## Stated problem
Reproduce each line bearing the word "standalone".

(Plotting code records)
>>>
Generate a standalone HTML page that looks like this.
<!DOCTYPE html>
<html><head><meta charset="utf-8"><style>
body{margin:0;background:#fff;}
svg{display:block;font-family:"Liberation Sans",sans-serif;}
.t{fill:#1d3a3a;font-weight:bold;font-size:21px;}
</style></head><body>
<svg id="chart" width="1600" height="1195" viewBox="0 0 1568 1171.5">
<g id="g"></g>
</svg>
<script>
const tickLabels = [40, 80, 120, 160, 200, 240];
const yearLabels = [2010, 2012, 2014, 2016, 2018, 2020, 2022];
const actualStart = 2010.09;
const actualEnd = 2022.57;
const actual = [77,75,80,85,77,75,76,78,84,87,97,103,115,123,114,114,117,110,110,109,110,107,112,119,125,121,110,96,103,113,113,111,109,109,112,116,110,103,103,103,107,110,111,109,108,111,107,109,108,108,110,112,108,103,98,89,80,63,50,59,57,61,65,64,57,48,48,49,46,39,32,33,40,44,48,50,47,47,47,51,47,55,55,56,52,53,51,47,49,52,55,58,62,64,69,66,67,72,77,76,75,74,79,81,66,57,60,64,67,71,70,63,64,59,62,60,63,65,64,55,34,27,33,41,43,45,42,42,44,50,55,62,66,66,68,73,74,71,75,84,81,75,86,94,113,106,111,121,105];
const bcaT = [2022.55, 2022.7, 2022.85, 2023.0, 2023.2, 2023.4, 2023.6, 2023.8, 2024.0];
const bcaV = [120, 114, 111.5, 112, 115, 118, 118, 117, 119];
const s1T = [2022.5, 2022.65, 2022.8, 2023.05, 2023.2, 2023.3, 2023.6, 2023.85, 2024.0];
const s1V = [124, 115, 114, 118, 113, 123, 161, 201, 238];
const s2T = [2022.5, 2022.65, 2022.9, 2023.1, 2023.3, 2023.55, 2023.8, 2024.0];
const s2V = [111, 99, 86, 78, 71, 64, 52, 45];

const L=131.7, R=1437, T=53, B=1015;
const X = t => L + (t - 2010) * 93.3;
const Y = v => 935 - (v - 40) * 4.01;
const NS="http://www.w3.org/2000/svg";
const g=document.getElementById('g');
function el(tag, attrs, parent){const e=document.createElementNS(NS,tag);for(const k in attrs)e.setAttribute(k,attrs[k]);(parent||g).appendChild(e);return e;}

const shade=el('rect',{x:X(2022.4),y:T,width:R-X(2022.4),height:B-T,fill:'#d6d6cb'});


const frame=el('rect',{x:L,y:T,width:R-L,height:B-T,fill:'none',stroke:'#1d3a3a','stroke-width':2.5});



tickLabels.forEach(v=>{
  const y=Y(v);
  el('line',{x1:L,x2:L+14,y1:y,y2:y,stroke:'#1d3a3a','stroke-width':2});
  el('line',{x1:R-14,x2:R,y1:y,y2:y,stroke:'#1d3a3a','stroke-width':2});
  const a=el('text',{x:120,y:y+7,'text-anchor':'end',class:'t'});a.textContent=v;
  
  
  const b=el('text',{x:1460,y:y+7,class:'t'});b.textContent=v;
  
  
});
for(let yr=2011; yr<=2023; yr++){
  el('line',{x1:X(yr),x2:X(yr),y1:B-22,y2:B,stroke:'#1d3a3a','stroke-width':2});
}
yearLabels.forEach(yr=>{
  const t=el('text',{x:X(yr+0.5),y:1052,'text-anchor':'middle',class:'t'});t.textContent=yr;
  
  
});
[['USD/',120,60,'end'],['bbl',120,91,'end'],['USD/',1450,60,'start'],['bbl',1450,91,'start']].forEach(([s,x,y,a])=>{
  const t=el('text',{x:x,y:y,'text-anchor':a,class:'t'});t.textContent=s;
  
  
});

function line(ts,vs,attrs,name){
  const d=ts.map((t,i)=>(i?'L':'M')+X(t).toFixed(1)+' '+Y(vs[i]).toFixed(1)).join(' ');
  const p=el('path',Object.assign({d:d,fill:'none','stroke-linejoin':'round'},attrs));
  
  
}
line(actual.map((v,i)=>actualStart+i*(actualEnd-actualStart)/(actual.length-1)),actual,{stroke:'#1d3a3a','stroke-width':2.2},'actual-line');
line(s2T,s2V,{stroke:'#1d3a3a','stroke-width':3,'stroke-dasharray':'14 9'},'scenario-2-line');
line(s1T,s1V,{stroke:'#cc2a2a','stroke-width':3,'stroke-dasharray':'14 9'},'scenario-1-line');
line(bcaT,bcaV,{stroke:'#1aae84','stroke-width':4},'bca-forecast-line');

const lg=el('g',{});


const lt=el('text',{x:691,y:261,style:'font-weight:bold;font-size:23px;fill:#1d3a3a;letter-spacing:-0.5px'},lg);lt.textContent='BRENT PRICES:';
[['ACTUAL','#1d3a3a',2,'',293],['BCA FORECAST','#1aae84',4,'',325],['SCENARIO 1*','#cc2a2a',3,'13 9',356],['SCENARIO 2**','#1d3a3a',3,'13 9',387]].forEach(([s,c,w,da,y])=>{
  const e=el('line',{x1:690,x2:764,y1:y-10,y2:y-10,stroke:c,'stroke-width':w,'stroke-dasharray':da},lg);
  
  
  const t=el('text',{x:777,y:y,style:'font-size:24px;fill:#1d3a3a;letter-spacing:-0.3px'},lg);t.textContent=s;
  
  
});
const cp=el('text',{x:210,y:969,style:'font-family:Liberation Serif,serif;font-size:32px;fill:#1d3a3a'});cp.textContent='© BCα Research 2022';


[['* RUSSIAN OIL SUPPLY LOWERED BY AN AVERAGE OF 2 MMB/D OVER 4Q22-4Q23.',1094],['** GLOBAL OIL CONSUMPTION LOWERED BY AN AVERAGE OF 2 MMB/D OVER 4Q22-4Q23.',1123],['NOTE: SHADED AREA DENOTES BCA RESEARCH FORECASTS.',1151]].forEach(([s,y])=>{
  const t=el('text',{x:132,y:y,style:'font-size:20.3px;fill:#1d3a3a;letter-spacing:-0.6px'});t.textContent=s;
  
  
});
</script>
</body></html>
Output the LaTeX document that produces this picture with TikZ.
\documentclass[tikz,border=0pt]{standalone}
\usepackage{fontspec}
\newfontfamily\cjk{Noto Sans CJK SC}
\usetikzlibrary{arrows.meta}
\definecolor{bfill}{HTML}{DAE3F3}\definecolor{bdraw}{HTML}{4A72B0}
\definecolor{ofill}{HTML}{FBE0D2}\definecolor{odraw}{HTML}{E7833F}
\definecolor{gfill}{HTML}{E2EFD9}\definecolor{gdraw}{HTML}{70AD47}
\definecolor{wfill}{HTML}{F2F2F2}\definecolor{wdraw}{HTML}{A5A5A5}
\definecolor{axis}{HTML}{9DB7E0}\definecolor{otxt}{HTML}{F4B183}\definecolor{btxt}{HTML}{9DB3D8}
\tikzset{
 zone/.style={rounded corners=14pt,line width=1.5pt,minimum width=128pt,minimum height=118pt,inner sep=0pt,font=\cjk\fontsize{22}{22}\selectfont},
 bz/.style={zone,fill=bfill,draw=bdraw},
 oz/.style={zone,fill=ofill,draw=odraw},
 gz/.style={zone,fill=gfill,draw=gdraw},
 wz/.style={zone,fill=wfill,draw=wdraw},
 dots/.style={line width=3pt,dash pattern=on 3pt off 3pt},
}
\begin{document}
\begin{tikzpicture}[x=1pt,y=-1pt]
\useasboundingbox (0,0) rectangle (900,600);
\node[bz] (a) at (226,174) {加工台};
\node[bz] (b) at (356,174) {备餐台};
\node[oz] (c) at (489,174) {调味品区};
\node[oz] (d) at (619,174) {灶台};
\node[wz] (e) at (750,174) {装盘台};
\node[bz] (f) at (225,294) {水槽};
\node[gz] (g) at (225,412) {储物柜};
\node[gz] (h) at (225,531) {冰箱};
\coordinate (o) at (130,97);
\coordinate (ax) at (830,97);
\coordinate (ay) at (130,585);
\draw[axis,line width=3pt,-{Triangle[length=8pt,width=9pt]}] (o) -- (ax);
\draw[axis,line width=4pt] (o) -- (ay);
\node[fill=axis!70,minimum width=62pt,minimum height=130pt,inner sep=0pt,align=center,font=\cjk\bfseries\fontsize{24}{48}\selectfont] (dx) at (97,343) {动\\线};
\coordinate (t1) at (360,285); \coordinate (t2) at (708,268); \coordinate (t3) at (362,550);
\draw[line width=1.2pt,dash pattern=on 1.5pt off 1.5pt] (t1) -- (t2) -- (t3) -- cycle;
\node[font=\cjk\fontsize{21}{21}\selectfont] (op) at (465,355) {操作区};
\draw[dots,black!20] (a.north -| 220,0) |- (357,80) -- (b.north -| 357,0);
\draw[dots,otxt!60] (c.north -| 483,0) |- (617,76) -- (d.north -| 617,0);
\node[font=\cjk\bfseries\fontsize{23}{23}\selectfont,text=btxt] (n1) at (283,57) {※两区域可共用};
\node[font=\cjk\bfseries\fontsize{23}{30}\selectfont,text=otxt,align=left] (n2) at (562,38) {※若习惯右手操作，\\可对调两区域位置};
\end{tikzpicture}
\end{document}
<<<
## Expected answer
Generate a standalone HTML page that looks like this.
\documentclass[tikz,border=0pt]{standalone}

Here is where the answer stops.